Googling continued. The next thing I found was about Henry Smeathman, who was resident in Sierra Leone 1771-1775. In order to establish himself in the area, Smeathman had married the daughter of local potentate James Cleveland. At one point, in order to keep his father-in-law happy, Smeathman had gotten him an “electrical machine” (check the footnotes of the link), establishing that there had been at least one electrical machine in Sierra Leone prior to the French attack. But would that thing have really made its way up to Freetown in the next 20 years, and be so memorable that Melville would have recorded it? (as an aside, I am sad that due to lame things like copyright and not having access to an academic library, I can’t read this book)

But! At this point I think I had the idea to google at the same time all those instruments that Melville had mentioned, which brought me to the book Life and Letters of Zachary Macaulay. Zachary Macaulay, as I am sure you already know, was the governor of Sierra Leone at the time of the attack. The book has an excerpt from his journal, where he describes the attack:

At the other end of the house I found telescopes, hygrometers, barometers, thermometers, and electrical machines lying about in fragments… The collection of natural curiosities next caught my eye. Plants, seeds, dried birds, insects, and drawings were scattered about in great confusion…

Well! Here I finally had a contemporaneous account of an electrical machine being in Sierra Leone. Multiple even! And of it being destroyed in the attack. I also found this account very curious because his description of the aftermath of the attack (a small part of it anyway) so closely matches Melville’s description that it seems like Melville was familiar with Macaulay’s account. Except I don’t think they would have crossed, and Macaualay’s account was in his journal, which as far as I can tell wasn’t published at all until 1876, whereas Melville’s book came out in 1849! History, man. Mysteries deepen, and the plot thickens. (to clarify publication dates, Life and Letters of Zachary Macaulay was published in 1900, but excerpts of his account of the attack was published in The Life and Letters of Lord Macaulay in 1876, Lord Macaulay being Zachary’s son)

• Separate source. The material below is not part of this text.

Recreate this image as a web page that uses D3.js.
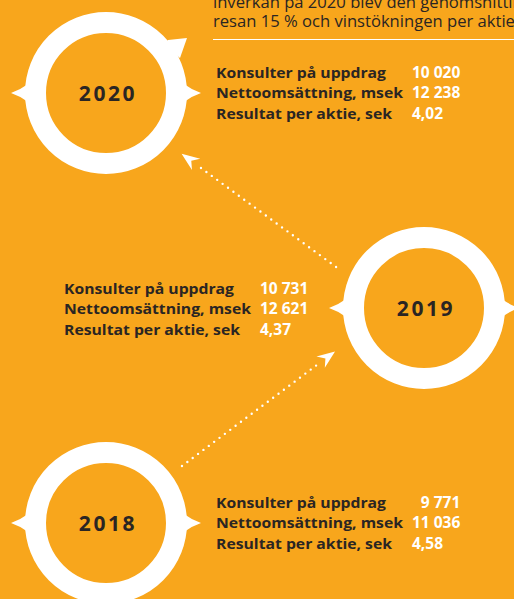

Except another except! Okay we’ve established that electrical machines were in the colony in 1794, but we haven’t really established what the hell they were doing there! I mean, it’s clear from the quote, sort of. They were there along with other fun scientific instruments and natural curiosities, so clearly someone in the colony was a naturalist who liked collecting things and showing off cool science experiments to his friends. Was this the governor? From Wikipedia at least, it doesn’t appear Zachary was much of a naturalist or anything. His predecessor was, but man this is a lot of expensive stuff to leave behind in a far-flung African colony, no? And also also also, weren’t both those men running a colony? How did they have the time to also be a naturalist? I have a job and I can barely keep up with this hobbyist blog. I am impressed. Or maybe it was all that “liberated” labor that gave them this free time. Maybe there was another naturalist running around I haven’t identified. Whatever the case, I am excited to delve into more mysteries.

Finally though for your benefit, I have a picture of an electrostatic machine at the top, but if you search “electrical machine” on this museum page, you’ll find a lot more examples of electrostatic generators that were contemporaneous with the colony, and made in England to boot, and portable to top it off! I think those would be much more likely to be the sort of “electrical machines” that the French smashed up. Dang French.